Coworking and flexible workspace technology manages the operations of shared office spaces, serving both the operators who run coworking facilities and the enterprises that use flexible workspace as part of their hybrid work strategy. The sector experienced a dramatic correction through WeWork's near-collapse ($47 billion valuation to bankruptcy) but the underlying demand for flexible workspace has grown as hybrid work becomes the default operating model for knowledge workers.

The market has bifurcated between operator technology (software that runs coworking businesses) and enterprise flex management (platforms that help companies manage their use of flexible workspace). OfficeRnD and Nexudus lead coworking management software serving thousands of spaces globally. Envoy and Robin serve hybrid workplace management for enterprises. Desana and LiquidSpace aggregate flexible workspace for on-demand booking.

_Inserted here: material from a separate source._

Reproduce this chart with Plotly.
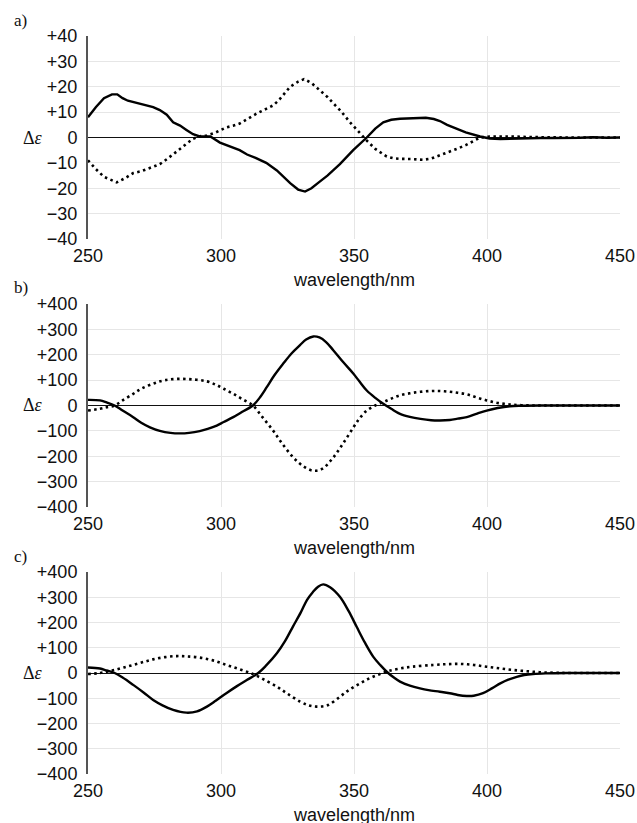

WeWork's restructuring removed the category's most prominent (and most cautionary) example, but the demand it identified was real: enterprises want flexible office space that scales with headcount rather than fixed leases, and individuals want professional workspace without the overhead of private offices. The survivors (IWG/Regus, Industrious, and technology-forward operators using OfficeRnD/Nexudus) serve this demand with more sustainable economics.

For founders, coworking technology in 2026 rewards software that serves operators (management, billing, access control, community) and platforms that aggregate flex space for enterprise buyers, not the building and operating of coworking spaces themselves.